Characterization of the Organic Components in Mixed Feedstock Biochars

Abstract

Large areas of agricultural land are being degraded due to the rapid growth in population and poor land management strategies. Biochar has the potential to serve as a soil amendment. Biochar, which includes organic and inorganic components, is obtained from pyrolysis of feedstocks at low temperatures under a limited supply of oxygen. Biochar properties are influenced by feedstock composition and pyrolysis conditions. To produce a value-added biochar and reduce production costs, this project investigates two innovative strategies: 1) production of mixed-feedstock-biochars rather than single-feedstock-biochar since they can provide almost all plant nutrient requirements 2) Converting nutrient-rich-biowaste into an engineered biochar through a controlled pyrolysis conditions. However, the agronomic benefits of biochar are dependent on its structural characteristics, which will, in turn, affect soil properties once it is applied. In particular, characterization of the organic component of biochar is essential since organic compounds influence soil organic matter and nutrient availability. The objective of this project is to characterise, using a range of advanced analytical techniques, the properties of the organic components in: 1) mixed-feedstock-biochars, produced from a mixture of wheat straw and chicken litter, and a combination of wheat straw and basalt, 2) biochars produced from municipal solid waste at three temperatures (ranging from 450-650 °C). The positive effects of these available feedstocks on soils have been individually documented. High temperature biochars had a high C and ash contents, but low O and H contents. Increases in pyrolysis temperature led to aromatic C structures and developed pores.

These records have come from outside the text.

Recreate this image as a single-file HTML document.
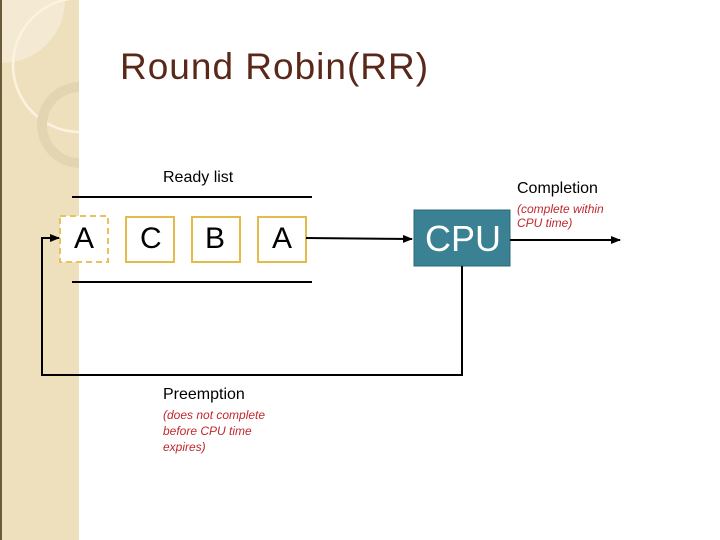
<!DOCTYPE html>
<html><head><style>
body{margin:0;width:720px;height:540px;background:#fff;position:relative;overflow:hidden;font-family:"Liberation Sans",sans-serif}
.t{position:absolute;white-space:nowrap}
</style></head><body>
<svg width="720" height="540" style="position:absolute;left:0;top:0">
<defs><marker id="ar" markerWidth="10" markerHeight="8" refX="9" refY="4" orient="auto" markerUnits="userSpaceOnUse"><path d="M0,0 L10,4 L0,8 Z" fill="#000"/></marker>
<clipPath id="sb"><rect x="0" y="0" width="79" height="540"/></clipPath></defs>
<rect x="0" y="0" width="79" height="540" fill="#efe0bd"/>
<g clip-path="url(#sb)">
<circle cx="2" cy="0" r="63" fill="#f4e9d2"/>
<circle cx="80" cy="65" r="67" fill="none" stroke="#fbf3df" stroke-width="2.5"/>
<circle cx="80" cy="125" r="38" fill="none" stroke="#e3d4b2" stroke-width="10"/>
</g>
<rect x="0" y="0" width="2" height="540" fill="#6b5a3a"/>
<line x1="72" y1="197" x2="312" y2="197" stroke="#000" stroke-width="2"/>
<line x1="72" y1="282" x2="312" y2="282" stroke="#000" stroke-width="2"/>
<rect x="60" y="216" width="48" height="46" fill="#fff" stroke="#e8c25a" stroke-width="2" stroke-dasharray="6,4"/>
<rect x="126" y="217" width="48" height="45" fill="#fff" stroke="#e3bb4a" stroke-width="2"/>
<rect x="192" y="217" width="48" height="45" fill="#fff" stroke="#e3bb4a" stroke-width="2"/>
<rect x="258" y="217" width="48" height="45" fill="#fff" stroke="#e3bb4a" stroke-width="2"/>
<line x1="306" y1="238" x2="412" y2="239" stroke="#000" stroke-width="2" marker-end="url(#ar)"/>
<rect x="414" y="210" width="96" height="56" fill="#3a8193" stroke="#2c6775" stroke-width="1"/>
<line x1="510" y1="240" x2="620" y2="240" stroke="#000" stroke-width="2" marker-end="url(#ar)"/>
<polyline points="462,266 462,375 42,375 42,238 59,238" fill="none" stroke="#000" stroke-width="2" marker-end="url(#ar)"/>
</svg>
<div class="t" style="left:120px;top:46px;font-size:37px;letter-spacing:1px;color:#5a2818">Round Robin(RR)</div>
<div class="t" style="left:163px;top:169px;font-size:16px">Ready list</div>
<div class="t" style="left:517px;top:180px;font-size:16px">Completion</div>
<div class="t" style="left:517px;top:202px;font-size:12px;font-style:italic;color:#c0282d;line-height:14px">(complete within<br>CPU time)</div>
<div class="t" style="left:74px;top:222px;font-size:30px">A</div>
<div class="t" style="left:140px;top:222px;font-size:30px">C</div>
<div class="t" style="left:205px;top:222px;font-size:30px">B</div>
<div class="t" style="left:272px;top:222px;font-size:30px">A</div>
<div class="t" style="left:425px;top:218px;font-size:36px;color:#fff">CPU</div>
<div class="t" style="left:163px;top:386px;font-size:16px">Preemption</div>
<div class="t" style="left:163px;top:407px;font-size:12px;font-style:italic;color:#c0282d;line-height:16px">(does not complete<br>before CPU time<br>expires)</div>
</body></html>
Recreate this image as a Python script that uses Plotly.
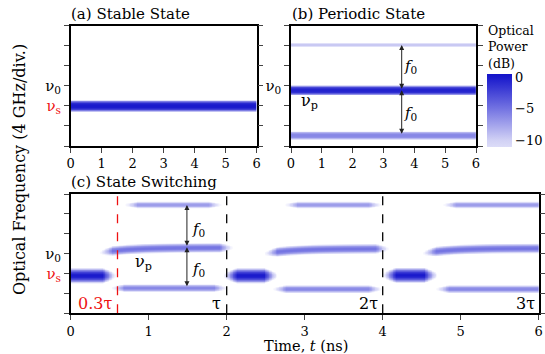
import numpy as np
import plotly.graph_objects as go

# ---------------- data ----------------
t_grid = np.round(np.arange(0, 6.0001, 0.01), 4)      # time (ns)
nu_grid = np.round(np.arange(0, 6.0001, 0.02), 4)     # frequency (div.)
time_ticks = [0, 1, 2, 3, 4, 5, 6]
freq_ticks = [0, 1, 2, 3, 4, 5, 6]

# (a) stable state: single line at nu_s
a_level = [2.0]
a_halfwidth = [0.3]
a_peak = [0.0]

# (b) periodic state: nu_p and sidebands +/- f0
b_level = [5.04, 2.78, 0.53]
b_halfwidth = [0.11, 0.26, 0.22]
b_peak = [-9.5, -0.5, -6.0]

# (c) state switching: segments (start, end, level, halfwidth, peak, rise)
c_start = [-0.2, 1.97, 4.01, 0.38, 2.49, 4.52, 0.70, 2.75, 4.78, 0.53, 2.60, 4.69]
c_end = [0.57, 2.64, 4.69, 2.07, 4.07, 6.30, 1.93, 3.98, 6.30, 2.00, 3.98, 6.30]
c_level = [1.90, 1.90, 1.92, 3.30, 3.25, 3.27, 5.45, 5.45, 5.45, 1.27, 1.22, 1.22]
c_halfwidth = [0.40, 0.40, 0.40, 0.26, 0.26, 0.26, 0.18, 0.18, 0.18, 0.21, 0.21, 0.21]
c_peak = [0.0, 0.0, 0.0, -5.0, -5.0, -5.0, -7.0, -7.0, -7.0, -6.0, -6.0, -6.0]
c_rise = [0.0, 0.0, 0.0, 0.25, 0.25, 0.25, 0.0, 0.0, 0.0, 0.0, 0.0, 0.0]

cbar_ticks = [0, -5, -10]
cbar_labels = ["0", "\u22125", "\u221210"]

FLOOR = -14.0


def spectrogram(levels, hws, peaks, starts=None, ends=None, rises=None, fade=0.16, power=2.0):
    T, F = np.meshgrid(t_grid, nu_grid)
    Z = np.full(T.shape, FLOOR - 2)
    n = len(levels)
    for i in range(n):
        s = starts[i] if starts else -10
        e = ends[i] if ends else 10
        r = rises[i] if rises else 0.0
        depth = peaks[i] - FLOOR
        center = levels[i] - r * np.exp(-np.clip(T - s, 0, None) / 0.35)
        prof = peaks[i] - depth * np.abs((F - center) / hws[i]) ** power
        d = np.minimum(T - s, e - T)
        f = np.clip(d / fade, 0, 1)
        prof = prof - (1 - f) * depth * 0.9
        prof = np.where((T >= s) & (T <= e), prof, FLOOR - 2)
        Z = np.maximum(Z, prof)
    return np.clip(Z, FLOOR, 0.5)


za = spectrogram(a_level, a_halfwidth, a_peak, power=3.0)
zb = spectrogram(b_level, b_halfwidth, b_peak, power=3.0)
zc = spectrogram(c_level, c_halfwidth, c_peak, c_start, c_end, c_rise, power=2.0)

# ---------------- colours ----------------
def cs(vmin, vmax, stops):
    return [[(v - vmin) / (vmax - vmin), c] for v, c in stops]

color_stops = [(-11.0, "#dcdcf8"), (-10.0, "#d2d2f5"), (-5.0, "#7474e2"),
               (0.0, "#1a1acc"), (0.5, "#1414c8")]
heat_scale = cs(FLOOR, 0.5, [(FLOOR, "#ffffff"), (-12.0, "#eeeefc")] + color_stops)
bar_scale = cs(-11.0, 0.5, color_stops)

FONT = "DejaVu Serif"
W, H = 545, 354


def px(xp):
    return xp / W


def py(yp):
    return 1 - yp / H


fig = go.Figure()
for z, xa, ya in [(za, "x", "y"), (zb, "x2", "y2"), (zc, "x3", "y3")]:
    fig.add_trace(go.Heatmap(x=t_grid, y=nu_grid, z=z, xaxis=xa, yaxis=ya,
                             colorscale=heat_scale, zmin=FLOOR, zmax=0.5,
                             showscale=False, hoverinfo="skip"))

# colorbar carrier
fig.add_trace(go.Scatter(x=[-5], y=[-5], xaxis="x2", yaxis="y2", mode="markers",
                         marker=dict(color=[0], colorscale=bar_scale, cmin=-11, cmax=0.5,
                                     showscale=True, size=1,
                                     colorbar=dict(x=px(486.7), xanchor="left", y=py(74), yanchor="top",
                                                   len=73, lenmode="pixels", thickness=25,
                                                   thicknessmode="pixels", outlinewidth=0,
                                                   tickvals=cbar_ticks, ticktext=cbar_labels,
                                                   ticks="", ticklabelposition="outside",
                                                   tickfont=dict(family=FONT, size=13, color="black"),
                                                   xpad=0, ypad=0)),
                         showlegend=False, hoverinfo="skip"))

red_s = "<span style='color:#ee1111'>\u03bd<sub>s</sub></span>"
nu0 = "\u03bd<sub>0</sub>"


def xaxis(domain, anchor):
    return dict(domain=domain, anchor=anchor, range=[0, 6], tickvals=time_ticks,
                ticktext=[str(v) for v in time_ticks], ticks="outside", ticklen=5,
                tickwidth=1.2, showline=True, linewidth=1.5, linecolor="black", mirror=True,
                showgrid=False, zeroline=False, automargin=False,
                tickfont=dict(family=FONT, size=13, color="black"))


def yaxis(domain, anchor, labels):
    return dict(domain=domain, anchor=anchor, range=[0, 6], tickvals=freq_ticks,
                ticktext=labels, ticks="outside", ticklen=5, tickwidth=1.2,
                showline=True, linewidth=1.5, linecolor="black", mirror="ticks",
                showgrid=False, zeroline=False, automargin=False,
                tickfont=dict(family=FONT, size=15, color="black"))


lab_a = ["", "", red_s, nu0, "", "", ""]
lab_b = ["", "", "", nu0, "", "", ""]

fig.update_layout(
    width=W, height=H, margin=dict(l=0, r=0, t=0, b=0),
    paper_bgcolor="white", plot_bgcolor="white", showlegend=False,
    font=dict(family=FONT),
    xaxis=xaxis([px(70.7), px(256.7)], "y"),
    yaxis=yaxis([py(146), py(25.7)], "x", lab_a),
    xaxis2=xaxis([px(291), px(476)], "y2"),
    yaxis2=yaxis([py(146), py(25.7)], "x2", lab_b),
    xaxis3=xaxis([px(70.7), px(538.7)], "y3"),
    yaxis3=yaxis([py(313.3), py(194)], "x3", lab_a),
)

ann = []
# panel titles
for txt, xp, yp in [("(a) Stable State", 69, 14), ("(b) Periodic State", 290, 14),
                    ("(c) State Switching", 69, 182)]:
    ann.append(dict(text=txt, x=px(xp), y=py(yp), xref="paper", yref="paper",
                    xanchor="left", yanchor="middle", showarrow=False,
                    font=dict(family=FONT, size=15, color="black")))
# colorbar title
ann.append(dict(text="Optical<br>Power<br>(dB)", x=px(486), y=py(21), xref="paper", yref="paper",
                xanchor="left", yanchor="top", align="left", showarrow=False,
                font=dict(family=FONT, size=12.5, color="black")))
# axis titles
ann.append(dict(text="Optical Frequency (4 GHz/div.)", x=px(19), y=py(170), xref="paper",
                yref="paper", textangle=-90, showarrow=False, xanchor="center", yanchor="middle",
                font=dict(family=FONT, size=16, color="black")))
ann.append(dict(text="Time, <i>t</i> (ns)", x=px(306), y=py(346), xref="paper", yref="paper",
                showarrow=False, xanchor="center", yanchor="middle",
                font=dict(family=FONT, size=14.5, color="black")))

f0 = "<i>f</i><sub>0</sub>"


def arrow(xa, ya, x, y0, y1):
    return dict(x=x, y=y1, ax=x, ay=y0, xref=xa, yref=ya, axref=xa, ayref=ya,
                text="", showarrow=True, arrowhead=2, arrowsize=1, arrowwidth=1,
                arrowside="end+start", arrowcolor="#222222", standoff=0, startstandoff=0)


# panel (b) annotations
ann += [arrow("x2", "y2", 3.59, 2.78, 5.04), arrow("x2", "y2", 3.59, 0.53, 2.78)]
ann.append(dict(text=f0, x=3.88, y=3.95, xref="x2", yref="y2", showarrow=False,
                font=dict(family=FONT, size=15, color="black")))
ann.append(dict(text=f0, x=3.88, y=1.6, xref="x2", yref="y2", showarrow=False,
                font=dict(family=FONT, size=15, color="black")))
ann.append(dict(text="\u03bd<sub>p</sub>", x=0.6, y=2.2, xref="x2", yref="y2", showarrow=False,
                font=dict(family=FONT, size=16, color="black")))

# panel (c) annotations
ann += [arrow("x3", "y3", 1.49, 3.32, 5.45), arrow("x3", "y3", 1.49, 1.29, 3.32)]
ann.append(dict(text=f0, x=1.64, y=4.2, xref="x3", yref="y3", showarrow=False,
                font=dict(family=FONT, size=15, color="black")))
ann.append(dict(text=f0, x=1.64, y=2.2, xref="x3", yref="y3", showarrow=False,
                font=dict(family=FONT, size=15, color="black")))
ann.append(dict(text="\u03bd<sub>p</sub>", x=0.93, y=2.55, xref="x3", yref="y3", showarrow=False,
                font=dict(family=FONT, size=16, color="black")))
for txt, xv, col in [("0.3\u03c4", 0.56, "#ee1111"), ("\u03c4", 1.95, "black"),
                     ("2\u03c4", 3.96, "black"), ("3\u03c4", 5.98, "black")]:
    ann.append(dict(text=txt, x=xv, y=0.5, xref="x3", yref="y3", showarrow=False,
                    xanchor="right", yanchor="middle",
                    font=dict(family=FONT, size=16, color=col)))

fig.update_layout(annotations=ann)

# dashed markers in (c)
shapes = [dict(type="line", xref="x3", yref="y3", x0=0.6, x1=0.6, y0=0, y1=6,
               line=dict(color="#ee1111", width=1.3, dash="dash")),
          dict(type="line", xref="x3", yref="y3", x0=2, x1=2, y0=0, y1=6,
               line=dict(color="black", width=1.3, dash="dash")),
          dict(type="line", xref="x3", yref="y3", x0=4, x1=4, y0=0, y1=6,
               line=dict(color="black", width=1.3, dash="dash"))]
fig.update_layout(shapes=shapes)

fig.write_html("out.html", config={"displayModeBar": False},
               post_script="document.body.style.margin='0';document.body.style.padding='0';")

Thus, the biochars surfaces were thermally activated to absorb nutrient elements that can further affect plant growth. Conversely, to preserve the N content, biochars should be produced at lower temperatures (<550 °C), since nitrogen was removed as a volatile matter during heat treatment. A significant decrease was observed in the concentration of dissolved organic carbon during pyrolysis, with an associated decomposition of hydrophilic fractions into low molecular weight acids (about 50%). Overall, it is possible to match biochar with specific soil to address different soil requirements. The novelty of this project is to develop engineered biochars and manage waste, with economic and environmental benefits.